I decided to approach this with an open mind. So I took agency referrals from my trusted colleagues, and got face to face with a handful of top notch PR agencies and individuals on the west coast.  Some were just super smart folks. All with rolodexes with no holes. All were web and SEO savvy. And a few were storytellers par excellence.

What I discovered is that surprisingly, for the most part, the biz hasn’t changed.

Sure, everyone optimizes everything for SEO. And certainly there are many more influencers that had to be strategically targeted but at the top of the pyramid, you still had to negotiate for exclusivity and coverage. The core was online, the tools for outreach were many, but at the end of the day the way we received and interacted with the news was much more dramatically changed than the way it was made. You still have to drop the right pebble in the stream at the right place to make the ripples start. They just go on and on throughout new channels.
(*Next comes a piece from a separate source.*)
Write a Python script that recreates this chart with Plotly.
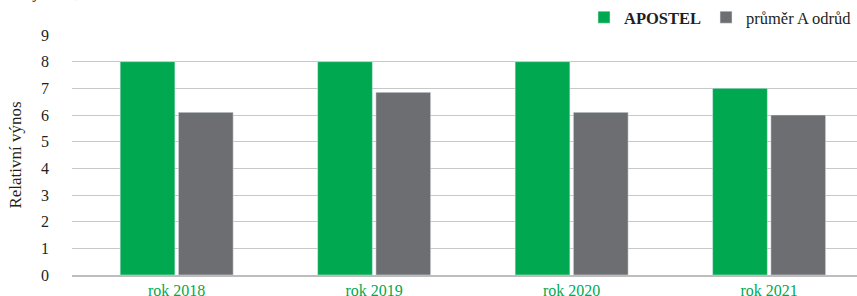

Hey, I knew that a great story, cleverly and honestly told would find an audience. What I rediscovered was that for companies that sell goods and services that touch the mainstream of the population, how the news got created and lobbied for wasn’t all that different. The social web is a channel to be managed, not a unique source.

Do I have this wrong? I’m certain that David Merman Scott (www.davidmermanscott.com) would disagree  on this. I was on his side of the argument until recently. There are exceptions of course, but they are not the rule…yet.

In my social web of a world, it seemed like things were all brand new. I wanted press relations to be also, but my experience to date tells me no. PR when it works makes you love your agency and be glad to pay. When it doesn’t, well, it’s an expensive line item to cut.  It’s been like that forever.

I can’t help believing that this still needs to change.